◆ **RAW RECORDS**:
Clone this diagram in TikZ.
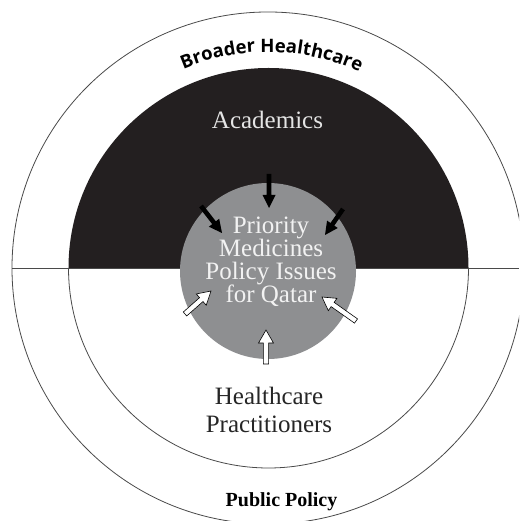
...
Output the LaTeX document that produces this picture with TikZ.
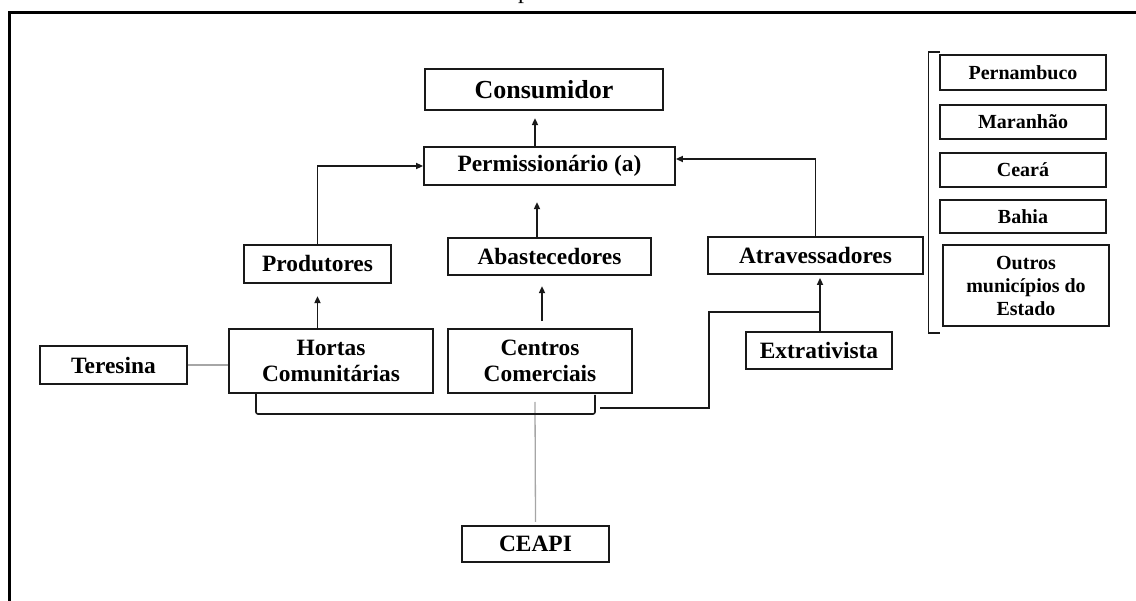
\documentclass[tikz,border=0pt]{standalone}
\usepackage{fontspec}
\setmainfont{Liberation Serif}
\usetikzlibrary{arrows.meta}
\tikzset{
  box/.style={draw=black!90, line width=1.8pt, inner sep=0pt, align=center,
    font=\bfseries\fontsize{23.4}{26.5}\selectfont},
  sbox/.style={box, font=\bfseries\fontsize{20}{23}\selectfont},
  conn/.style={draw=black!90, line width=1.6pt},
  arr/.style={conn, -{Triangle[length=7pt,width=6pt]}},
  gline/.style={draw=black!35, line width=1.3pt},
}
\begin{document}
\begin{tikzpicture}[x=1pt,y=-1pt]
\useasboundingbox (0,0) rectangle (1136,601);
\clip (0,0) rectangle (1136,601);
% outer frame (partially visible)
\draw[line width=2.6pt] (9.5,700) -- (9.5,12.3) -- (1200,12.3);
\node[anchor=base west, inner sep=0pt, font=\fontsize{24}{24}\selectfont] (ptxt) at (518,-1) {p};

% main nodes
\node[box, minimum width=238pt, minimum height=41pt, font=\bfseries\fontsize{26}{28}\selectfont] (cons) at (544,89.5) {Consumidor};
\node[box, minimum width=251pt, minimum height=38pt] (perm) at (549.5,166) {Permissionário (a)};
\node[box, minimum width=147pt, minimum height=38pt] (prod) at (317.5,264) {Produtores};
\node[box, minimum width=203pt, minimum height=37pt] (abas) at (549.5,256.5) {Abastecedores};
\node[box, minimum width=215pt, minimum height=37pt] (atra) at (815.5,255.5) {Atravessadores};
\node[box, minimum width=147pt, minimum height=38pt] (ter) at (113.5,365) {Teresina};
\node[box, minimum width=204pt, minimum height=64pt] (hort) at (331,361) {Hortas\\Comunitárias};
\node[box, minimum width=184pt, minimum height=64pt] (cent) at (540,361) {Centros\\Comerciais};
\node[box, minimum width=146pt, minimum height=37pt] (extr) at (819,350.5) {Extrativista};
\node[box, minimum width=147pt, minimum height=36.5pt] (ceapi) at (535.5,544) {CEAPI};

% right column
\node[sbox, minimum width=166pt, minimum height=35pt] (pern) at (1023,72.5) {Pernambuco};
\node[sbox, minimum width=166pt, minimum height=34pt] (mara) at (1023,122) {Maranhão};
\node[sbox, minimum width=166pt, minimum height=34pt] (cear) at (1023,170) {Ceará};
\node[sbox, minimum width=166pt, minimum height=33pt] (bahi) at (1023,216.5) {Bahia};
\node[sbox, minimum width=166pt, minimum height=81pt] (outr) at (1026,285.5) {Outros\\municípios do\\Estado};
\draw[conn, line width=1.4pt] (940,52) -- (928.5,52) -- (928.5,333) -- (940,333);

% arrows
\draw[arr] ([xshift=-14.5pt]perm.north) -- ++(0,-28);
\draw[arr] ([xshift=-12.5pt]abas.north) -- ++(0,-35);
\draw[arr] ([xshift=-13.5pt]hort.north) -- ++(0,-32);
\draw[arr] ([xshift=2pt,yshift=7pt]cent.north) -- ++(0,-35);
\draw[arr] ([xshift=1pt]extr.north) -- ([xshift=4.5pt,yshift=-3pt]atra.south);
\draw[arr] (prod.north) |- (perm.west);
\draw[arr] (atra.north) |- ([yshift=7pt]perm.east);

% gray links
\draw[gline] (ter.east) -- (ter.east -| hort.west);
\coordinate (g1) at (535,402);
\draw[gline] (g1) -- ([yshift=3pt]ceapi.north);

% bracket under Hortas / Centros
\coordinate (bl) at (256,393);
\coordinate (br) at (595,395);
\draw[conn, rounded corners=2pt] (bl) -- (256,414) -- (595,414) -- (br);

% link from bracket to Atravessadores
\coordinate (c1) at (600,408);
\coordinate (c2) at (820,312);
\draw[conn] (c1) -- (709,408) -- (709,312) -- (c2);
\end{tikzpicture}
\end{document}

◆ **AIM OF THE TASK**: For the entries shown above, give the number of lines that include the word "this", without any other text.

◆ **FULL OUTPUT**: 2